-1

Any idea of how we can improve this query execution ? (maybe with some pre-aggregation)?

SELECT p.segment, country, count(distinct userid)
from pixel_data_opt p
WHERE country in ('US') 
  and segment is not null
GROUP BY p.segment, country;

I tried the below but it didn't help -

select  segment, country,sum(cnt)
from 
  (SELECT p.segment, country,  userid,count(*) as cnt
   from pixel_data_opt p
   WHERE country in ('US') 
     and segment is not null
   GROUP BY p.segment, country,userid
  )
group by 1,2;
APC
  • 144,005
  • 19
  • 170
  • 281
  • 2
    Don't spam tags of all database systems, pick the one you are using and tell us which it is. Is this for MySQL, Oracle or SQL Server? – DavidG Dec 15 '19 at 11:56
  • 1
    Please tag appropriate RDBMS MySQL <> SQL Server <> Oracle. – James Dec 15 '19 at 11:56
  • An index on segment, country, and userid will probably help but we can't help without knowing the specific DBMS you are using. – Dan Guzman Dec 15 '19 at 11:59
  • Oracle query optimisation is about balancing many different factors such as data volumes. For instance, in a comment you said *"number of rows is hundred of billions"*. This is the sort of information you need to put in your question. Please read [this answer on asking Oracle tuning questions](https://stackoverflow.com/a/34975420/146325) and edit your question to include the required information. – APC Dec 15 '19 at 14:00
  • 1
    One option that was not mentioned is using approx_count_distinct instead of count(distinct ...). This is possible if you do not really need 100% correct answer, but a close enough one would be ok. This function is available in 12.1 and later. The approx version does not do a sort, and uses no temp space and much less memory. – gsalem Dec 15 '19 at 15:59

2 Answers2

0

There's nothing wrong with your first query - though, it could have been where country = 'US' - but optimizer (as far as Oracle is concerned) is smart enough to figure it out.

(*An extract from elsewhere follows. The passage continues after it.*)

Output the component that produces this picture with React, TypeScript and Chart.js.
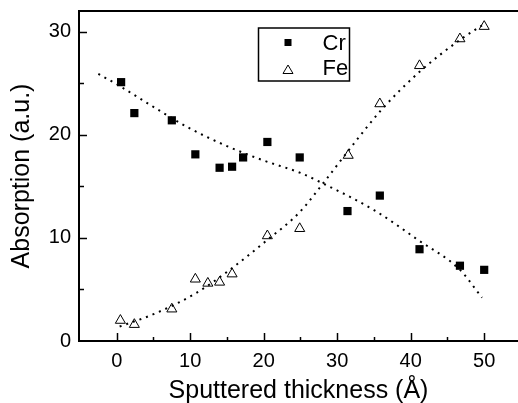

Is the country column indexed? If not, do that.

Also, gather statistics on the table.

It would probably help if you posted some more info, e.g. number of rows involved, explain plan as it shows figures that mean something.

Littlefoot
  • 131,892
  • 15
  • 35
  • 57
0

For this query:

SELECT p.segment, country, count(distinct userid)
FROM pixel_data_opt p
WHERE country in ('US') AND
      segment is not null
GROUP BY p.segment, country;

You want an index on the table. There are several approaches. One reasonable choice is: pixel_data_opt(country, segment, userid).

I would suggest rewriting the query as:

SELECT p.segment, 'US' as country, count(distinct userid)
FROM pixel_data_opt p
WHERE country in ('US') AND
      segment is not null
GROUP BY p.segment;

and using the above index.

Gordon Linoff
  • 1,242,037
  • 58
  • 646
  • 786